Блажка отмахнулась от него и, одновременно с Мозжком, спешилась. Лодырь остался в седле, чтобы нести дозор, как они условились. Оставив Щелка и Мертвую Невесту с Мозжком, Блажка прошла мимо встревоженного конюха. Очутившись среди зловонных стойл, она быстро провела подсчет.
Брови Мозжка сдвинулись сильнее прежнего, когда он увидел лицо Блажки, вышедшей обратно во двор.
– Они здесь.
– Семь лошадей, – подтвердила Блажка. – Все из кастильской кавалерии.
– Всего лишь семь, – хмыкнул Лодырь. – Даже повезло.
Блажке не нравилась ухмылка, появившаяся у Мозжка между бакенбардами. Она метнула взгляд на конюха.
– Почему на них до сих пор седла?
Горбун провел языком по пухлой, недавно рассеченной нижней губе.
– Кавалеро настояли.
– Как и на том, чтобы наш брат болтался на том дереве, – заметил Мозжок.
– Там еще варвар, – сообщила Блажка, желая его отвлечь. – Кочевничий свин.
– Знаешь его? – спросил Мозжок.
– Знаю. – Блажка кивнула.
Она перекинула ногу через свина и толкнула его, чтобы пересечь двор. Женщина-полукровка у колодца взглянула на нее, когда Блажка проезжала мимо. Лицо женщины было испещрено множеством пересекающихся шрамов. Неудивительно, что она была одета как простая работница – в жалкую тунику и штаны, выгоревшие на солнце. Откровенные шелка на ней только зря бы перевелись. Черт, Санчо в свое время даже не позволил бы ей находиться здесь с таким лицом. Ресия, управлявшая борделем теперь, очевидно, была куда более терпима.
Снаружи главного строения у коновязи никаких лошадей не было. Спрыгнув из седла, Блажка начала привязывать свина, жестами показывая Лодырю и Мозжку привязать своих у противоположного конца, оставив Щелкочесу место для проявления ужасного норова, коим тот обладал. Когда она затянула последний узел, тень изувеченной женщины с ведром вытянулась на земле рядом со столбом коновязи.
– Вы…
– Не медлю, – закончила Блажка и толкнула дверь.

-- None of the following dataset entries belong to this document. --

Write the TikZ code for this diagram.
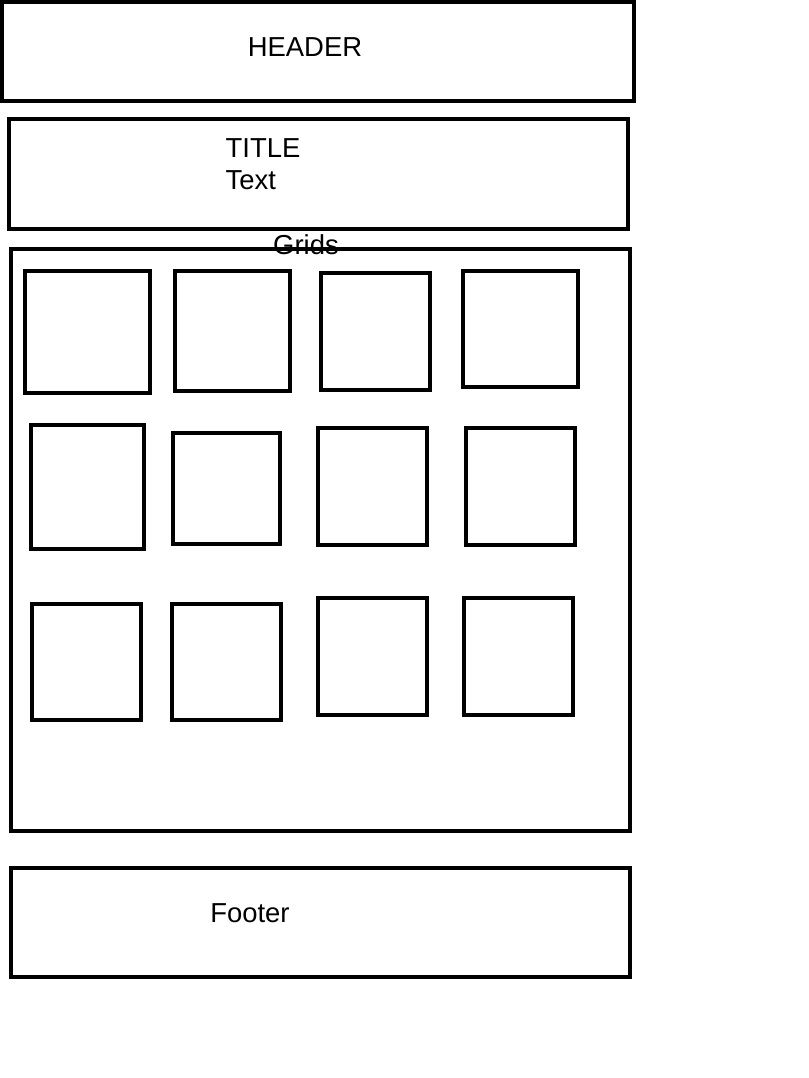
\documentclass[tikz,border=0pt]{standalone}
\usepackage{fontspec}
\setmainfont{Liberation Sans}
\usepackage{xcolor}
\usepackage{tikz}
\usetikzlibrary{calc}
\tikzset{
  frame/.style={draw=black, line width=1.14pt, line join=miter},
  cell/.style={draw=black, line width=1.14pt, line join=miter},
  lab/.style={text=black, font=\fontsize{7.8}{9.4}\selectfont, inner sep=0pt},
}

\begin{document}
\begin{tikzpicture}[x=0.01cm, y=-0.01cm]
  \useasboundingbox (0,0) rectangle (808,1078);

  % page blocks
  \draw[frame] (2,2) rectangle (634,101);
  \draw[frame] (9,119) rectangle (628,229);
  \draw[frame] (11,249) rectangle (630,831);
  \draw[frame] (11,868) rectangle (630,977);

  \node[lab] (header) at (305,47) {HEADER};
  \node[lab, anchor=west] (title) at (225,148) {TITLE};
  \node[lab, anchor=west] (text) at (225,180) {Text};
  \node[lab] (grids) at (306,245) {Grids};
  \node[lab] (footer) at (250,913) {Footer};

  % grid cells
  \foreach \xa/\ya/\xb/\yb in {25/271/150/393, 175/271/290/391, 321/273/430/390, 463/271/578/387,
                               31/425/144/549, 173/433/280/544, 318/428/427/545, 466/428/575/545,
                               32/604/141/720, 172/604/281/720, 318/598/427/715, 464/598/573/715}
    \draw[cell] (\xa,\ya) rectangle (\xb,\yb);
\end{tikzpicture}
\end{document}
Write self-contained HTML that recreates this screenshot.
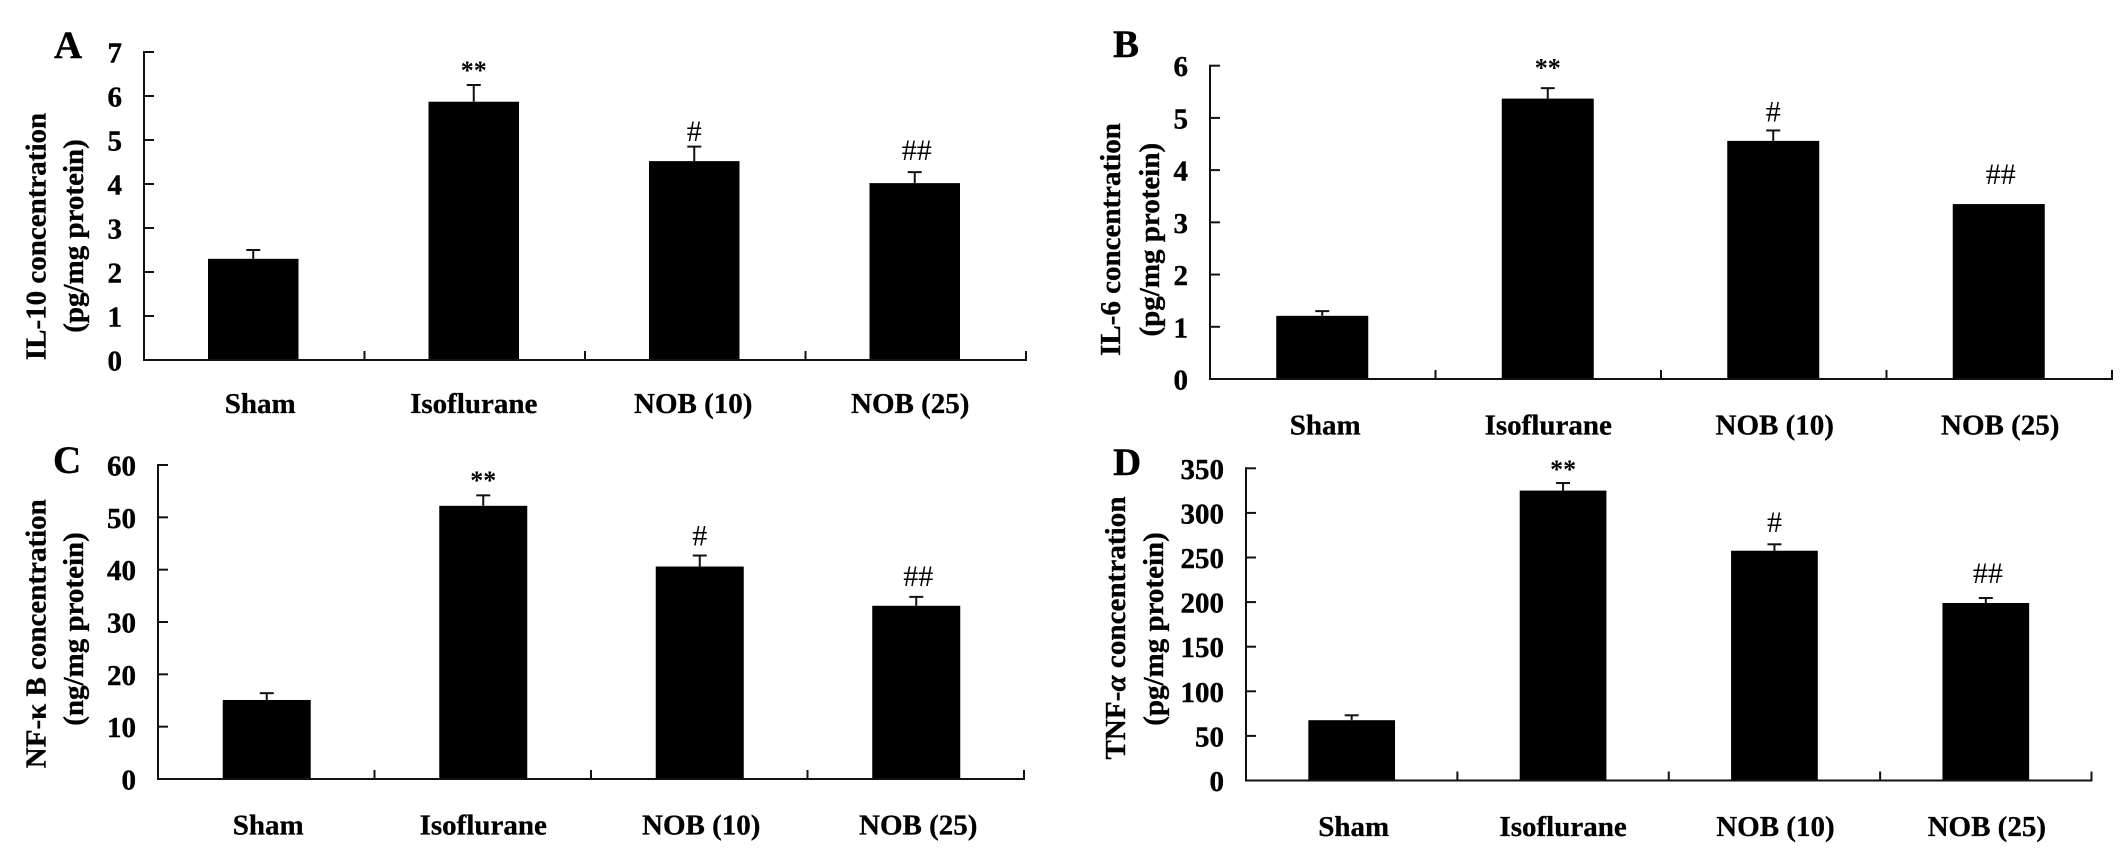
<!DOCTYPE html>
<html lang="en">
<head>
<meta charset="utf-8">
<title>Cytokine concentration bar charts</title>
<style>
html,body{margin:0;padding:0;background:#fff;}
svg{display:block;}
text{font-family:"Liberation Serif","DejaVu Serif",serif;fill:#000;}
.letter{font-size:39px;font-weight:bold;stroke:#000;stroke-width:.4px;}
.ytitle{font-size:29px;font-weight:bold;text-anchor:middle;stroke:#000;stroke-width:.35px;}
.tick{font-size:29px;font-weight:bold;text-anchor:end;stroke:#000;stroke-width:.4px;}
.cat{font-size:29px;font-weight:bold;text-anchor:middle;stroke:#000;stroke-width:.3px;}
.hash{font-size:30px;text-anchor:middle;}
.star{font-size:26px;font-weight:bold;text-anchor:middle;}
</style>
</head>
<body>
<svg id="figure" xmlns="http://www.w3.org/2000/svg" width="2126" height="860" viewBox="0 0 2126 860">
  <rect width="2126" height="860" fill="#fff"/>

  <text class="letter" x="54" y="58">A</text>
  <text class="letter" x="1113" y="57">B</text>
  <text class="letter" x="53" y="473">C</text>
  <text class="letter" x="1113" y="475">D</text>

  <text class="ytitle" transform="translate(45.5,236.5) rotate(-90)">IL-10 concentration</text>
  <text class="ytitle" transform="translate(83,236) rotate(-90)">(pg/mg protein)</text>

  <text class="ytitle" transform="translate(1120,239.5) rotate(-90)">IL-6 concentration</text>
  <text class="ytitle" transform="translate(1159,239.7) rotate(-90)">(pg/mg protein)</text>

  <text class="ytitle" transform="translate(45.5,633.7) rotate(-90)">NF-κ B concentration</text>
  <text class="ytitle" transform="translate(83,629) rotate(-90)">(ng/mg protein)</text>

  <text class="ytitle" transform="translate(1125,628) rotate(-90)" textLength="263" lengthAdjust="spacing">TNF-<tspan font-style="italic">α</tspan> concentration</text>
  <text class="ytitle" transform="translate(1163,629) rotate(-90)">(pg/mg protein)</text>
</svg>

<script>
// ---- chart data ----
const categories = ['Sham', 'Isoflurane', 'NOB (10)', 'NOB (25)'];
const significance = ['', '**', '#', '##'];

const aTicks = [0, 1, 2, 3, 4, 5, 6, 7];
const aValues = [2.3, 5.87, 4.52, 4.02];
const aErrors = [0.2, 0.38, 0.33, 0.25];
const aMarkGaps = [0, 0.16, 0.13, 0.27];

const bTicks = [0, 1, 2, 3, 4, 5, 6];
const bValues = [1.21, 5.37, 4.56, 3.35];
const bErrors = [0.09, 0.2, 0.2, 0];
const bMarkGaps = [0, 0.24, 0.17, 0.38];

const cTicks = [0, 10, 20, 30, 40, 50, 60];
const cValues = [15.1, 52.2, 40.6, 33.1];
const cErrors = [1.3, 2.0, 2.1, 1.7];
const cMarkGaps = [0, 1.4, 1.9, 2.1];

const dTicks = [0, 50, 100, 150, 200, 250, 300, 350];
const dValues = [67.6, 325, 257.6, 199];
const dErrors = [5.5, 8.5, 7.2, 5.6];
const dMarkGaps = [0, 6.7, 14, 17];

// ---- drawing ----
const SVG_NS = 'http://www.w3.org/2000/svg';
const root = document.getElementById('figure');

function shape(tag, parent, attrs) {
  const el = document.createElementNS(SVG_NS, tag);
  for (const k in attrs) el.setAttribute(k, attrs[k]);
  parent.appendChild(el);
  return el;
}

function drawPanel(id, ticks, values, errors, gaps, layout) {
  const maxTick = ticks[ticks.length - 1];
  const yScale = v => layout.y0 - (v / maxTick) * (layout.y0 - layout.yTop);
  const band = (layout.xEnd - layout.x0) / categories.length;
  const xCenter = i => layout.x0 + (i + 0.5) * band + layout.barShift;

  const g = shape('g', root, {});
  
  

  // bars, error bars, significance marks
  categories.forEach((cat, i) => {
    const cx = xCenter(i);
    const top = yScale(values[i]);
    const bar = shape('rect', g, {
      x: cx - layout.barWidth / 2, y: top,
      width: layout.barWidth, height: yScale(0) - top, fill: '#000'
    });
    
    

    const capY = yScale(values[i] + errors[i]);
    if (errors[i] > 0) {
      const stem = shape('line', g, {
        x1: cx, x2: cx, y1: top, y2: capY, stroke: '#111', 'stroke-width': 2
      });
      
      

      const cap = shape('line', g, {
        x1: cx - 7, x2: cx + 7, y1: capY, y2: capY, stroke: '#111', 'stroke-width': 2
      });
      
      
    }

    if (significance[i]) {
      const isStar = significance[i] === '**';
      const mark = shape('text', g, {
        x: cx + (significance[i] === '##' ? 2 : 0),
        y: yScale(values[i] + errors[i] + gaps[i]) + (isStar ? 1 : 0),
        class: isStar ? 'star' : 'hash'
      });
      mark.textContent = significance[i];
      
      
    }

    const label = shape('text', g, {
      x: cx + layout.labelShifts[i], y: layout.labelY, class: 'cat'
    });
    label.textContent = cat;
    
    
  });

  // axes
  const yAxis = shape('line', g, {
    x1: layout.x0, x2: layout.x0, y1: yScale(maxTick) - 1, y2: yScale(0) + 1,
    stroke: '#111', 'stroke-width': 2
  });
  
  

  const xAxis = shape('line', g, {
    x1: layout.x0, x2: layout.xEnd + 1, y1: yScale(0), y2: yScale(0),
    stroke: '#111', 'stroke-width': 2
  });
  
  

  ticks.forEach(t => {
    const tickMark = shape('line', g, {
      x1: layout.x0, x2: layout.x0 + 10, y1: yScale(t), y2: yScale(t),
      stroke: '#111', 'stroke-width': 2
    });
    
    

    const tickLabel = shape('text', g, {
      x: layout.x0 - 22, y: yScale(t) + 10.5, class: 'tick'
    });
    tickLabel.textContent = t;
    
    
  });

  categories.forEach((cat, i) => {
    const bx = layout.x0 + (i + 1) * band;
    const xTick = shape('line', g, {
      x1: bx, x2: bx, y1: yScale(0), y2: yScale(0) - 9,
      stroke: '#111', 'stroke-width': 2
    });
    
    
  });
}

drawPanel('a', aTicks, aValues, aErrors, aMarkGaps, {
  x0: 144, xEnd: 1026, y0: 360, yTop: 52, barWidth: 90.5, barShift: -1,
  labelY: 413, labelShifts: [7, 0, -1, -4.5]
});
drawPanel('b', bTicks, bValues, bErrors, bMarkGaps, {
  x0: 1210, xEnd: 2112, y0: 379, yTop: 65.7, barWidth: 92, barShift: -0.5,
  labelY: 434.5, labelShifts: [3, 0.5, 1.5, 1.5]
});
drawPanel('c', cTicks, cValues, cErrors, cMarkGaps, {
  x0: 158, xEnd: 1024, y0: 779, yTop: 465, barWidth: 88, barShift: 0.5,
  labelY: 834.5, labelShifts: [1.5, 0, 1.5, 2]
});
drawPanel('d', dTicks, dValues, dErrors, dMarkGaps, {
  x0: 1246, xEnd: 2091.5, y0: 780.5, yTop: 468.3, barWidth: 86.7, barShift: 0,
  labelY: 836, labelShifts: [2, 0, 1, 1]
});
</script>
</body>
</html>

Находившиеся в жалкой бордельной харчевне встрепенулись при ее появлении. Один мужчина вскочил на ноги, с грохотом повалив табурет. Его спутник стукнулся о стол, спешно пытаясь встать, и опрокинул чаши. На пол плеснулось вино, когда оба мужчины прищурились от яркого света, который Блажка впустила за собой. Свет тут же померк, когда проем заслонили Мозжок и Лодырь. Шагнув внутрь, они вернули в комнату мрак: тот появился на встревоженных лицах присутствовавших здесь мужчин.